As Paul said to the Thessalonians, “For what is our hope, or joy, or crown of rejoicing? Is it not even you in the presence of our Lord Jesus Christ at His coming? For you are our glory and joy.” Paul had been instrumental in leading many of them to Christ and then caring for them as a nursing mother does her own children to help them grow. Because he lived for people, not things, the day he anticipated seeing Christ face-to-face was to be his most exciting moment ever.

The Earl of Rochester lived a wealthy but wicked life. When he came to the end of his life, he exclaimed, “Would to God I had been born a blind beggar or a foul leper rather than to have lived and forgotten God.” What appeared to distress him as his life came to an end is that he had lived for all the things that really didn’t matter. If we are not careful, even though we are believers who worship the name of Christ, we can live for all the things that, when we are face-to-face with Christ, won’t matter, instead of for the people who will.

Again I say, live life from heaven backwards. Whatever is going to be important then, make it important now. When you stand before Christ, there will be no remorse or regrets. That thought alone ought to motivate us to introduce a lost person to Christ.

Think carefully. Is there someone in whose life you were a messenger of His saving grace? Do you have someone who is your “crown of rejoicing”? If evangelism is one beggar telling another beggar where to find bread, why not direct non-Christians to the buffet?

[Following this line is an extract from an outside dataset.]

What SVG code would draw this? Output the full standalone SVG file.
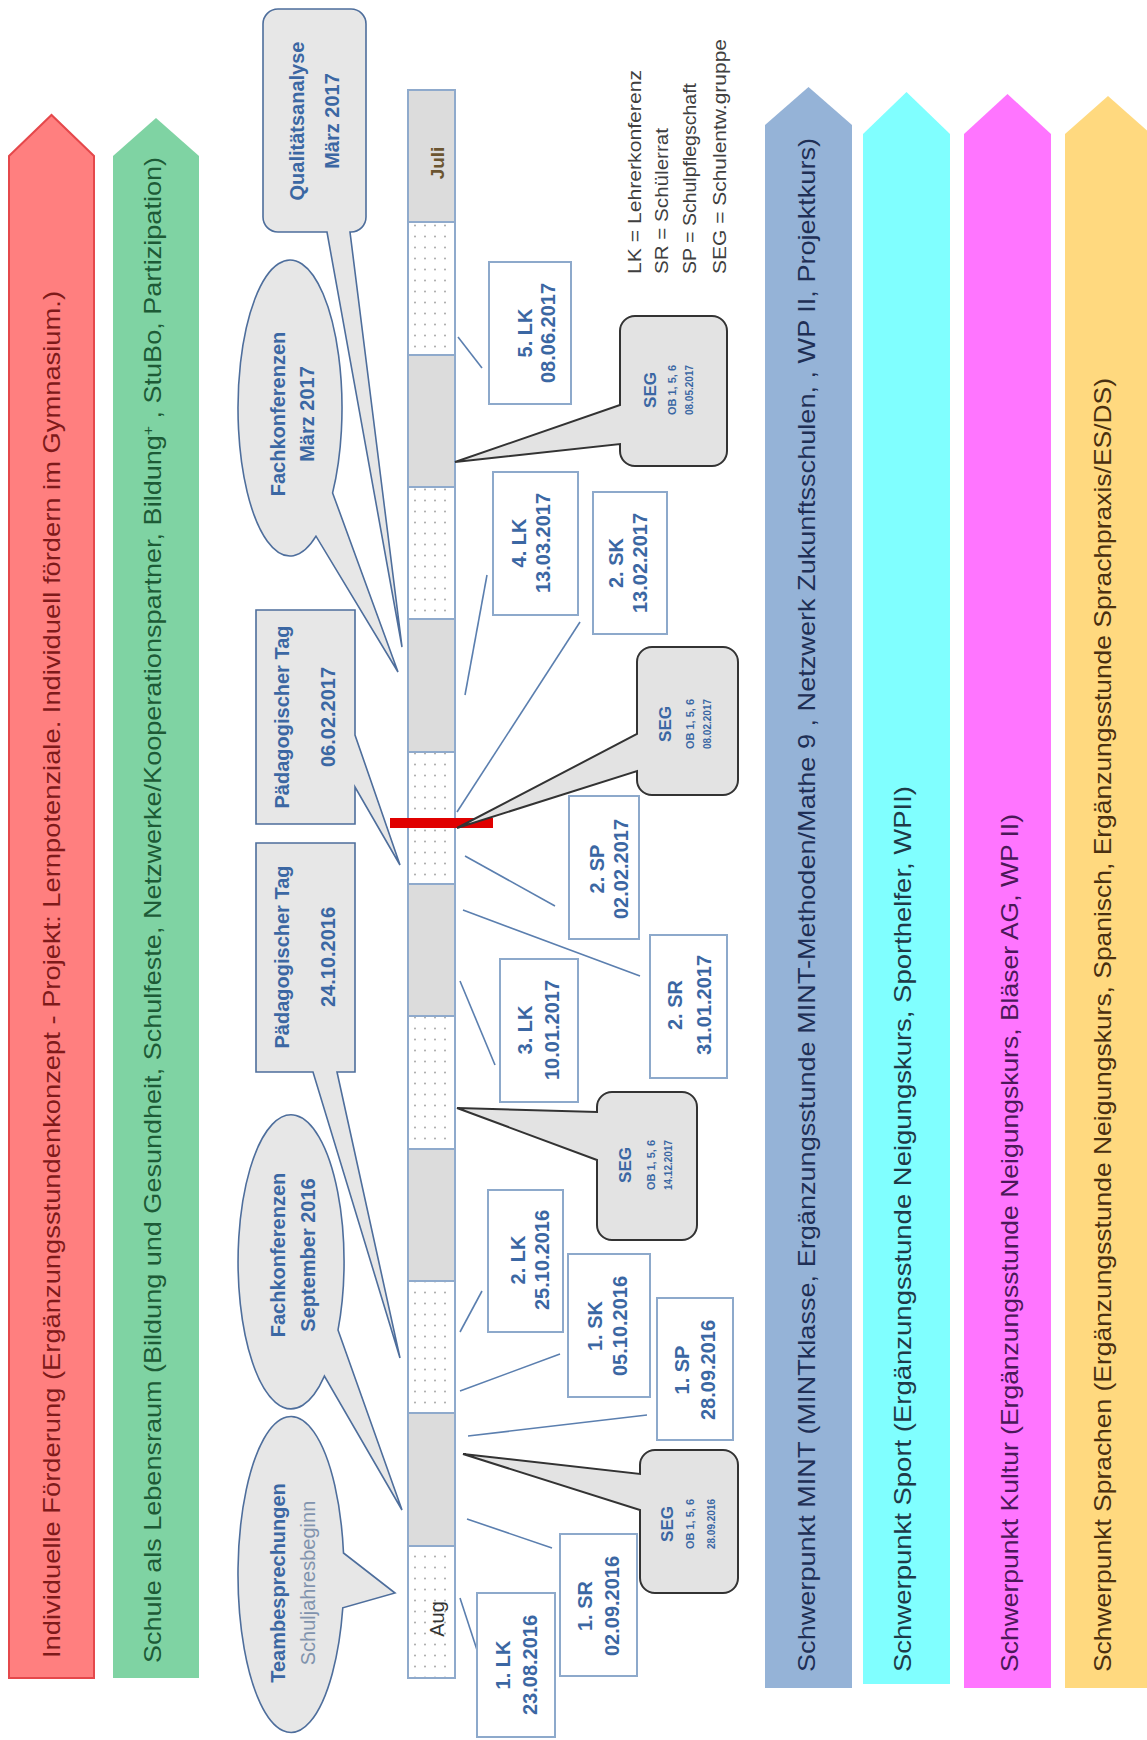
<svg xmlns="http://www.w3.org/2000/svg" width="1147" height="1740" viewBox="0 0 1147 1740">
<defs>
<pattern id="dots" width="10" height="11" patternUnits="userSpaceOnUse"><rect width="10" height="11" fill="#ffffff"/><circle cx="5" cy="5.5" r="1" fill="#a8a8a8"/></pattern>
<style>
text{font-family:"Liberation Sans",Arial,sans-serif}
.band{font-size:24px}
.bub{fill:#e7e7e7;stroke:#4e6e9c;stroke-width:1.6}
.bt{font-size:20px;font-weight:bold;fill:#3b67a3;text-anchor:middle}
.box{fill:#ffffff;stroke:#8da9cb;stroke-width:2}
.lb{font-size:20px;font-weight:bold;fill:#3b67a3;text-anchor:middle}
.seg{fill:#e3e3e3;stroke:#333333;stroke-width:2}
.s1{font-size:17px;font-weight:bold;fill:#3b67a3;text-anchor:middle}
.s2{font-size:11px;font-weight:bold;fill:#3b67a3;text-anchor:middle}
.s3{font-size:10px;font-weight:bold;fill:#3b67a3;text-anchor:middle}
.gray{fill:#dcdcdc;stroke:#8faacc;stroke-width:2}
.dot{fill:url(#dots);stroke:#8faacc;stroke-width:2}
.con{stroke:#5b7faf;stroke-width:1.6;fill:none}
.leg{font-size:18px;fill:#404040}
</style>
</defs>
<rect width="1147" height="1740" fill="#ffffff"/>

<g id="arrow-foerderung">
<path d="M9,156 L51.5,115 L94,156 V1678 H9 Z" fill="#ff7f7f" stroke="#e5484b" stroke-width="2"/>
<text class="band" transform="translate(60,1658) rotate(-90)" textLength="1367" lengthAdjust="spacingAndGlyphs" fill="#7e1a1a">Individuelle Förderung (Ergänzungsstundenkonzept - Projekt: Lernpotenziale. Individuell fördern im Gymnasium.)</text>
</g>
<g id="arrow-lebensraum">
<path d="M113,156 L156,118 L199,156 V1678 H113 Z" fill="#7fd3a3"/>
<text class="band" transform="translate(161,1663) rotate(-90)" textLength="1506" lengthAdjust="spacingAndGlyphs" fill="#1d5a36">Schule als Lebensraum (Bildung und Gesundheit, Schulfeste, Netzwerke/Kooperationspartner, Bildung<tspan baseline-shift="super" font-size="14">+</tspan> , StuBo, Partizipation)</text>
</g>
<g id="arrow-mint">
<path d="M765,125 L808.5,87 L852,125 V1688 H765 Z" fill="#95b3d7"/>
<text class="band" transform="translate(815,1672) rotate(-90)" textLength="1534" lengthAdjust="spacingAndGlyphs" fill="#1f2f55">Schwerpunkt MINT (MINTklasse, Ergänzungsstunde MINT-Methoden/Mathe 9 , Netzwerk Zukunftsschulen, , WP II, Projektkurs)</text>
</g>
<g id="arrow-sport">
<path d="M863,134 L906.5,92 L950,134 V1684 H863 Z" fill="#80ffff"/>
<text class="band" transform="translate(911,1672) rotate(-90)" textLength="886" lengthAdjust="spacingAndGlyphs" fill="#1e3a48">Schwerpunkt Sport (Ergänzungsstunde Neigungskurs, Sporthelfer, WPII)</text>
</g>
<g id="arrow-kultur">
<path d="M964,134 L1007.5,94 L1051,134 V1688 H964 Z" fill="#ff75ff"/>
<text class="band" transform="translate(1018,1672) rotate(-90)" textLength="858" lengthAdjust="spacingAndGlyphs" fill="#4a1858">Schwerpunkt Kultur (Ergänzungsstunde Neigungskurs, Bläser AG, WP II)</text>
</g>
<g id="arrow-sprachen">
<path d="M1065,134 L1108,96 L1151,134 V1688 H1065 Z" fill="#ffd97f"/>
<text class="band" transform="translate(1111,1672) rotate(-90)" textLength="1294" lengthAdjust="spacingAndGlyphs" fill="#4a3010">Schwerpunkt Sprachen (Ergänzungsstunde Neigungskurs, Spanisch, Ergänzungsstunde Sprachpraxis/ES/DS)</text>
</g>

<g id="timeline">
<rect class="gray" x="408" y="90" width="47" height="132"/>
<rect class="dot" x="408" y="222" width="47" height="133"/>
<rect class="gray" x="408" y="355" width="47" height="132"/>
<rect class="dot" x="408" y="487" width="47" height="132"/>
<rect class="gray" x="408" y="619" width="47" height="133"/>
<rect class="dot" x="408" y="752" width="47" height="132"/>
<rect class="gray" x="408" y="884" width="47" height="132"/>
<rect class="dot" x="408" y="1016" width="47" height="133"/>
<rect class="gray" x="408" y="1149" width="47" height="132"/>
<rect class="dot" x="408" y="1281" width="47" height="132"/>
<rect class="gray" x="408" y="1413" width="47" height="133"/>
<rect class="dot" x="408" y="1546" width="47" height="132"/>
<text transform="translate(444,163) rotate(-90)" font-size="19" font-weight="bold" fill="#6b5530" text-anchor="middle">Juli</text>
<text transform="translate(444,1619) rotate(-90)" font-size="20" fill="#333333" text-anchor="middle">Aug</text>
<rect x="390" y="818" width="103" height="10" fill="#e00000"/>
</g>

<g id="legend">
<text class="leg" transform="translate(641,274) rotate(-90)" textLength="204" lengthAdjust="spacingAndGlyphs">LK = Lehrerkonferenz</text>
<text class="leg" transform="translate(668,274) rotate(-90)" textLength="146" lengthAdjust="spacingAndGlyphs">SR = Schülerrat</text>
<text class="leg" transform="translate(696,274) rotate(-90)" textLength="191" lengthAdjust="spacingAndGlyphs">SP = Schulpflegschaft</text>
<text class="leg" transform="translate(726,274) rotate(-90)" textLength="235" lengthAdjust="spacingAndGlyphs">SEG = Schulentw.gruppe</text>
</g>

<g id="qualitaetsanalyse">
<path class="bub" d="M278,9 H351 A15,15 0 0 1 366,24 V217 A15,15 0 0 1 351,232 H350 L402,647 L327,232 H278 A15,15 0 0 1 263,217 V24 A15,15 0 0 1 278,9 Z"/>
<text class="bt" transform="translate(304,121) rotate(-90)">Qualitätsanalyse</text>
<text class="bt" transform="translate(339,121) rotate(-90)">März 2017</text>
</g>
<g id="fachkonferenzen-maerz">
<path class="bub" d="M332.6,492.9 L398,672 L316,536.2 A52,148 0 1 1 332.6,492.9 Z"/>
<text class="bt" transform="translate(285,414) rotate(-90)">Fachkonferenzen</text>
<text class="bt" transform="translate(314,414) rotate(-90)">März 2017</text>
</g>
<g id="paed-tag-2017">
<path class="bub" d="M256,610 H355 V735 L400,865 L355,787 V824 H256 Z"/>
<text class="bt" transform="translate(289,717) rotate(-90)">Pädagogischer Tag</text>
<text class="bt" transform="translate(335,717) rotate(-90)">06.02.2017</text>
</g>
<g id="paed-tag-2016">
<path class="bub" d="M256,843 H355 V1072 H337 L400,1358 L313,1072 H256 Z"/>
<text class="bt" transform="translate(289,957) rotate(-90)">Pädagogischer Tag</text>
<text class="bt" transform="translate(335,957) rotate(-90)">24.10.2016</text>
</g>
<g id="fachkonferenzen-sept">
<path class="bub" d="M338,1330.1 L402,1510 L324.4,1376.1 A53,147 0 1 1 338,1330.1 Z"/>
<text class="bt" transform="translate(285,1255) rotate(-90)">Fachkonferenzen</text>
<text class="bt" transform="translate(315,1255) rotate(-90)">September 2016</text>
</g>
<g id="teambesprechungen">
<path class="bub" d="M343.5,1553 L395,1593 L342.8,1607.8 A53,158 0 1 1 343.5,1553 Z"/>
<text class="bt" transform="translate(285,1583) rotate(-90)">Teambesprechungen</text>
<text transform="translate(315,1583) rotate(-90)" font-size="20" fill="#8193ad" text-anchor="middle">Schuljahresbeginn</text>
</g>

<g id="connectors">
<line class="con" x1="458" y1="337" x2="482" y2="368"/>
<line class="con" x1="487" y1="575" x2="465" y2="695"/>
<line class="con" x1="580" y1="622" x2="457" y2="812"/>
<line class="con" x1="465" y1="856" x2="555" y2="906"/>
<line class="con" x1="463" y1="910" x2="640" y2="976"/>
<line class="con" x1="460" y1="981" x2="495" y2="1065"/>
<line class="con" x1="482" y1="1291" x2="460" y2="1332"/>
<line class="con" x1="560" y1="1354" x2="460" y2="1391"/>
<line class="con" x1="647" y1="1415" x2="468" y2="1436"/>
<line class="con" x1="467" y1="1519" x2="552" y2="1548"/>
<line class="con" x1="460" y1="1598" x2="477" y2="1650"/>
</g>

<g id="lk5">
<rect class="box" x="489" y="262" width="82" height="142"/>
<text class="lb" transform="translate(532,333) rotate(-90)">5. LK</text>
<text class="lb" transform="translate(555,333) rotate(-90)">08.06.2017</text>
</g>
<g id="seg-0805">
<path class="seg" d="M635,316 H712 A15,15 0 0 1 727,331 V451 A15,15 0 0 1 712,466 H635 A15,15 0 0 1 620,451 V444 L455,462 L620,405 V331 A15,15 0 0 1 635,316 Z"/>
<text class="s1" transform="translate(656,390) rotate(-90)">SEG</text>
<text class="s2" transform="translate(676,390) rotate(-90)">OB 1, 5, 6</text>
<text class="s3" transform="translate(693,390) rotate(-90)">08.05.2017</text>
</g>
<g id="lk4">
<rect class="box" x="493" y="472" width="85" height="143"/>
<text class="lb" transform="translate(526,543) rotate(-90)">4. LK</text>
<text class="lb" transform="translate(550,543) rotate(-90)">13.03.2017</text>
</g>
<g id="sk2">
<rect class="box" x="593" y="492" width="74" height="142"/>
<text class="lb" transform="translate(623,563) rotate(-90)">2. SK</text>
<text class="lb" transform="translate(647,563) rotate(-90)">13.02.2017</text>
</g>
<g id="seg-0802">
<path class="seg" d="M652,647 H723 A15,15 0 0 1 738,662 V780 A15,15 0 0 1 723,795 H652 A15,15 0 0 1 637,780 V771 L457,828 L637,734 V662 A15,15 0 0 1 652,647 Z"/>
<text class="s1" transform="translate(671,724) rotate(-90)">SEG</text>
<text class="s2" transform="translate(694,724) rotate(-90)">OB 1, 5, 6</text>
<text class="s3" transform="translate(711,724) rotate(-90)">08.02.2017</text>
</g>
<g id="sp2">
<rect class="box" x="569" y="796" width="70" height="143"/>
<text class="lb" transform="translate(604,869) rotate(-90)">2. SP</text>
<text class="lb" transform="translate(628,869) rotate(-90)">02.02.2017</text>
</g>
<g id="sr2">
<rect class="box" x="650" y="935" width="77" height="143"/>
<text class="lb" transform="translate(682,1005) rotate(-90)">2. SR</text>
<text class="lb" transform="translate(711,1005) rotate(-90)">31.01.2017</text>
</g>
<g id="lk3">
<rect class="box" x="500" y="959" width="78" height="143"/>
<text class="lb" transform="translate(532,1030) rotate(-90)">3. LK</text>
<text class="lb" transform="translate(559,1030) rotate(-90)">10.01.2017</text>
</g>
<g id="seg-1412">
<path class="seg" d="M612,1092 H682 A15,15 0 0 1 697,1107 V1225 A15,15 0 0 1 682,1240 H612 A15,15 0 0 1 597,1225 V1160 L457,1108 L597,1112 V1107 A15,15 0 0 1 612,1092 Z"/>
<text class="s1" transform="translate(631,1165) rotate(-90)">SEG</text>
<text class="s2" transform="translate(655,1165) rotate(-90)">OB 1, 5, 6</text>
<text class="s3" transform="translate(672,1165) rotate(-90)">14.12.2017</text>
</g>
<g id="lk2">
<rect class="box" x="488" y="1190" width="75" height="142"/>
<text class="lb" transform="translate(525,1260) rotate(-90)">2. LK</text>
<text class="lb" transform="translate(549,1260) rotate(-90)">25.10.2016</text>
</g>
<g id="sk1">
<rect class="box" x="568" y="1254" width="82" height="143"/>
<text class="lb" transform="translate(602,1326) rotate(-90)">1. SK</text>
<text class="lb" transform="translate(627,1326) rotate(-90)">05.10.2016</text>
</g>
<g id="sp1">
<rect class="box" x="657" y="1298" width="76" height="142"/>
<text class="lb" transform="translate(689,1370) rotate(-90)">1. SP</text>
<text class="lb" transform="translate(715,1370) rotate(-90)">28.09.2016</text>
</g>
<g id="seg-2809">
<path class="seg" d="M655,1450 H723 A15,15 0 0 1 738,1465 V1578 A15,15 0 0 1 723,1593 H655 A15,15 0 0 1 640,1578 V1510 L463,1454 L640,1474 V1465 A15,15 0 0 1 655,1450 Z"/>
<text class="s1" transform="translate(673,1524) rotate(-90)">SEG</text>
<text class="s2" transform="translate(694,1524) rotate(-90)">OB 1, 5, 6</text>
<text class="s3" transform="translate(715,1524) rotate(-90)">28.09.2016</text>
</g>
<g id="sr1">
<rect class="box" x="560" y="1534" width="77" height="142"/>
<text class="lb" transform="translate(592,1606) rotate(-90)">1. SR</text>
<text class="lb" transform="translate(619,1606) rotate(-90)">02.09.2016</text>
</g>
<g id="lk1">
<rect class="box" x="477" y="1593" width="78" height="144"/>
<text class="lb" transform="translate(510,1665) rotate(-90)">1. LK</text>
<text class="lb" transform="translate(537,1665) rotate(-90)">23.08.2016</text>
</g>
</svg>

Once we come to Christ, how quickly we forget the depth and the freeness of our salvation. We need to ask God to remind us of the supremacy of the grace that brought us to the Savior. Out of gratitude for His love, we need to tell someone about Him. Make a list of what should be most important in your life as you anticipate seeing Christ face-to-face. Then take that list and, in prayer, ask God to help you master your priorities until you come to a point that God’s priorities have mastered you.

What will that moment be like when you meet Jesus face-to-face?